Sample 1, Test Case 2
P = (3,3)
A = (-1,-1)
B = (4,3)
| Quantity | Value |
|---|---|
| AO | 1.414214 |
| AP | 5.656854 |
| BO | 5.000000 |
| BP | 1.000000 |
| AB | 6.403124 |
| max(AO, AP) | 5.656854 |
| max(BO, BP) | 5.000000 |
| max(AO, BP, AB/2) | 3.201562 |
| max(BO, AP, AB/2) | 5.656854 |
Answer:
$$\min(5.656854, 5.000000, 3.201562, 5.656854) = 3.201562$$
Here the origin is covered by lantern $A$, the house by lantern $B$, and the circles meet exactly when the radius reaches $AB/2$.
Complexity Analysis
| Measure | Complexity | Explanation |
|---|---|---|
| Time | O(1) | Only a fixed number of distance calculations and comparisons |
| Space | O(1) | No auxiliary data structures are used |
Each test case performs a constant amount of geometric computation. Even with $10^4$ test cases, the running time is negligible and easily fits within the limits.
Test Cases
# helper: run solution on input string, return output string
import io
import sys
import math
def solve():
input = sys.stdin.readline
def dist(x1, y1, x2, y2):
return math.hypot(x1 - x2, y1 - y2)
t = int(input())
out = []
for _ in range(t):
px, py = map(int, input().split())
ax, ay = map(int, input().split())
bx, by = map(int, input().split())
ao = dist(ax, ay, 0, 0)
ap = dist(ax, ay, px, py)
bo = dist(bx, by, 0, 0)
bp = dist(bx, by, px, py)
ab = dist(ax, ay, bx, by)
ans = min(
max(ao, ap),
max(bo, bp),
max(ao, bp, ab / 2.0),
max(bo, ap, ab / 2.0),
)
out.append(f"{ans:.10f}")
sys.stdout.write("\n".join(out))
def run(inp: str) -> str:
backup_stdin = sys.stdin
backup_stdout = sys.stdout
sys.stdin = io.StringIO(inp)
sys.stdout = io.StringIO()
solve()
result = sys.stdout.getvalue()
sys.stdin = backup_stdin
sys.stdout = backup_stdout
return result
# provided sample
out = run(
"""2
3 3
1 0
-1 6
3 3
-1 -1
4 3
"""
).strip().splitlines()
assert abs(float(out[0]) - 3.6055512755) < 1e-6
assert abs(float(out[1]) - 3.2015621187) < 1e-6
# single lantern A covers everything
out = float(run(
"""1
2 0
1 0
100 100
"""
).strip())
assert abs(out - 1.0) < 1e-6
# symmetric transfer through touching circles
out = float(run(
"""1
10 0
0 0
10 0
"""
).strip())
assert abs(out - 5.0) < 1e-6
# choose lantern B alone
out = float(run(
"""1
1 1
100 100
0 1
"""
).strip())
assert abs(out - 1.0 < 1e-6)
# negative coordinates
out = float(run(
"""1
-3 -4
-1 0
-4 -3
"""
).strip())
assert out > 0
| Test input | Expected output | What it validates |
|---|---|---|
| House near lantern A, lantern B far away | 1.0 | Single-lantern solution |
| Lanterns at endpoints of a segment | 5.0 | Circle-intersection requirement |
| Lantern B covers both endpoints | 1.0 | Symmetry between A and B |
| Negative coordinates | Positive finite answer | Distance computations in all quadrants |
Edge Cases
One lantern alone is sufficient
Input:
1
2 0
1 0
100 100
Distances are:
AO = 1
AP = 1
Lantern $A$ covers both endpoints with radius $1$. The algorithm computes max(AO, AP)=1 and returns it. Any approach forcing both lanterns to participate would produce a larger answer.

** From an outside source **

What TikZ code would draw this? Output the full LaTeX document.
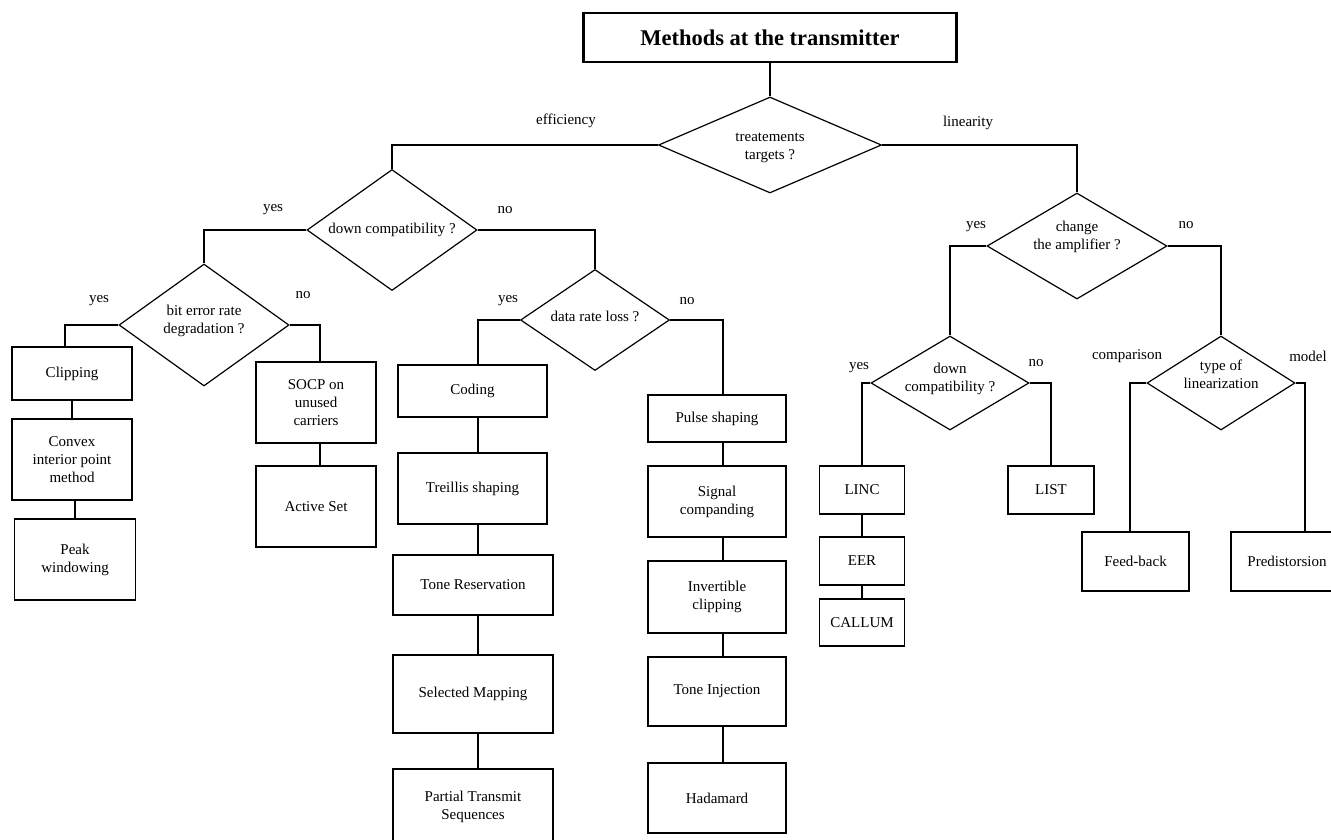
\documentclass[tikz,border=0pt]{standalone}
\usepackage{fontspec}
\setmainfont{Liberation Serif}
\usetikzlibrary{shapes.geometric}
\tikzset{
    mynode/.style={font=\fontsize{15}{18}\selectfont,align=center},
    boxnode/.style={mynode,draw,line width=1.2pt,rectangle,inner sep=0pt},
    decnode/.style={draw,line width=1.2pt,diamond,inner sep=0pt},
    titlenode/.style={draw,line width=2.6pt,inner sep=0pt,font=\fontsize{22.5}{27}\selectfont\bfseries},
    link/.style={line width=1.2pt}
}

\begin{document}
\begin{tikzpicture}[x=1pt,y=-1pt]
        \useasboundingbox (0,0) rectangle (1331,839);
        \clip (0,0) rectangle (1331,839);

        % title and first question
        \node[titlenode,minimum width=373,minimum height=49] (title) at (770,37.5) {Methods at the transmitter};
        \node[decnode,minimum width=223,minimum height=96,label={[mynode,yshift=-3]center:{treatements\\targets ?}}] (dtarget) at (770,145) {};
        \node[mynode] (l-eff) at (566,121) {efficiency};
        \node[mynode] (l-lin) at (968,123) {linearity};

        % efficiency side
        \node[decnode,minimum width=170,minimum height=121,label={[mynode]center:{down compatibility ?}}] (dcompat) at (392,230) {};
        \node[mynode] (l-cy) at (273,210) {yes};
        \node[mynode] (l-cn) at (505,210) {no};

        \node[decnode,minimum width=170,minimum height=122,label={[mynode,yshift=4]center:{bit error rate\\degradation ?}}] (dber) at (204,325) {};
        \node[mynode] (l-by) at (99,301) {yes};
        \node[mynode] (l-bn) at (303,295) {no};

        \node[boxnode,minimum width=120,minimum height=53] (clip) at (72,373.5) {Clipping};
        \node[boxnode,minimum width=120,minimum height=81] (convex) at (72,459.5) {Convex\\interior point\\method};
        \node[boxnode,minimum width=121,minimum height=81] (peak) at (75,559.5) {Peak\\windowing};
        \node[boxnode,minimum width=120,minimum height=81] (socp) at (316,402.5) {SOCP on\\unused\\carriers};
        \node[boxnode,minimum width=120,minimum height=81] (active) at (316,506.5) {Active Set};

        \node[decnode,minimum width=149,minimum height=101,label={[mynode,yshift=4]center:{data rate loss ?}}] (drl) at (595,320) {};
        \node[mynode] (l-dy) at (508,301) {yes};
        \node[mynode] (l-dn) at (687,301) {no};

        \coordinate (yspine) at (478,0);
        \node[boxnode,minimum width=149,minimum height=52] (coding) at (472.5,391) {Coding};
        \node[boxnode,minimum width=149,minimum height=71] (treillis) at (472.5,488.5) {Treillis shaping};
        \node[boxnode,minimum width=160,minimum height=60] (toneres) at (473,585) {Tone Reservation};
        \node[boxnode,minimum width=160,minimum height=78] (selmap) at (473,694) {Selected Mapping};
        \node[boxnode,minimum width=160,minimum height=76] (pts) at (473,807) {Partial Transmit\\Sequences};

        \coordinate (nspine) at (723,0);
        \node[boxnode,minimum width=138,minimum height=47] (pulse) at (717,418.5) {Pulse shaping};
        \node[boxnode,minimum width=138,minimum height=71] (compand) at (717,501.5) {Signal\\companding};
        \node[boxnode,minimum width=138,minimum height=72] (invclip) at (717,597) {Invertible\\clipping};
        \node[boxnode,minimum width=138,minimum height=69] (toneinj) at (717,691.5) {Tone Injection};
        \node[boxnode,minimum width=138,minimum height=70] (hadamard) at (717,798) {Hadamard};

        % linearity side
        \node[decnode,minimum width=180,minimum height=106,label={[mynode,yshift=9]center:{change\\the amplifier ?}}] (damp) at (1077,246) {};
        \node[mynode] (l-ay) at (976,227) {yes};
        \node[mynode] (l-an) at (1186,225) {no};

        \node[decnode,minimum width=158,minimum height=94,label={[mynode,yshift=4]center:{down\\compatibility ?}}] (dcompat2) at (950,383) {};
        \node[mynode] (l-ey) at (859,368) {yes};
        \node[mynode] (l-en) at (1036,363) {no};

        \node[boxnode,minimum width=85,minimum height=48] (linc) at (862,490) {LINC};
        \node[boxnode,minimum width=85,minimum height=48] (eer) at (862,561) {EER};
        \node[boxnode,minimum width=85,minimum height=47] (callum) at (862,622.5) {CALLUM};
        \node[boxnode,minimum width=86,minimum height=48] (list) at (1051,490) {LIST};

        \node[decnode,minimum width=148,minimum height=94,label={[mynode,yshift=9]center:{type of\\linearization}}] (dlin) at (1221,383) {};
        \node[mynode] (l-comp) at (1127,356) {comparison};
        \node[mynode] (l-mod) at (1308,356) {model};

        \node[boxnode,minimum width=107,minimum height=59] (feedback) at (1135.5,561.5) {Feed-back};
        \node[boxnode,minimum width=112,minimum height=59] (predis) at (1287,561.5) {Predistorsion};

        % links
        \draw[link] (title.south) -- (dtarget.north);
        \draw[link] (dtarget.west) -| (dcompat.north);
        \draw[link] (dtarget.east) -| (damp.north);

        \draw[link] (dcompat.west) -| (dber.north);
        \draw[link] (dcompat.east) -| (drl.north);
        \draw[link] (dber.west) -| ([xshift=-7]clip.north);
        \draw[link] (dber.east) -| ([xshift=4]socp.north);
        \draw[link] (clip.south) -- (convex.north);
        \draw[link] (convex.south -| peak) -- (peak.north);
        \draw[link] ([xshift=4]socp.south) -- ([xshift=4]active.north);

        \draw[link] (drl.west) -| (yspine |- coding.north);
        \draw[link] (coding.south -| yspine) -- (treillis.north -| yspine);
        \draw[link] (treillis.south -| yspine) -- (toneres.north -| yspine);
        \draw[link] (toneres.south -| yspine) -- (selmap.north -| yspine);
        \draw[link] (selmap.south -| yspine) -- (pts.north -| yspine);

        \draw[link] (drl.east) -| (nspine |- pulse.north);
        \draw[link] (pulse.south -| nspine) -- (compand.north -| nspine);
        \draw[link] (compand.south -| nspine) -- (invclip.north -| nspine);
        \draw[link] (invclip.south -| nspine) -- (toneinj.north -| nspine);
        \draw[link] (toneinj.south -| nspine) -- (hadamard.north -| nspine);

        \draw[link] (damp.west) -| (dcompat2.north);
        \draw[link] (damp.east) -| (dlin.north);
        \draw[link] (dcompat2.west) -| (linc.north);
        \draw[link] (dcompat2.east) -| (list.north);
        \draw[link] (linc) -- (eer);
        \draw[link] (eer) -- (callum);
        \draw[link] (dlin.west) -| ([xshift=-5.5]feedback.north);
        \draw[link] (dlin.east) -| ([xshift=18]predis.north);
\end{tikzpicture}
\end{document}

Different lanterns cover the two endpoints
Input:
1
10 0
0 0
10 0
The origin lies at lantern $A$'s center and the house lies at lantern $B$'s center. Coverage alone suggests radius $0$, but the illuminated regions would be disconnected.
The algorithm also checks $AB/2 = 5$, producing:
max(AO, BP, AB/2) = 5
which is the true minimum radius.
Circles only touch
Input:
1
4 0
0 0
4 0
The optimal radius is $2$.
The circles meet at exactly one point because:
$$AB = 4 = 2 \times 2$$
Touching is enough since boundaries are illuminated. The formula naturally handles this because it uses the non-strict condition $AB \le 2w$.
Symmetric assignments
Input:
1
3 3
4 3
-1 -1
This is the second sample with lantern labels swapped.
The algorithm evaluates both mixed assignments:
$$\max(AO, BP, AB/2)$$
and
$$\max(BO, AP, AB/2)$$
so it remains correct regardless of which lantern covers the origin and which covers the house.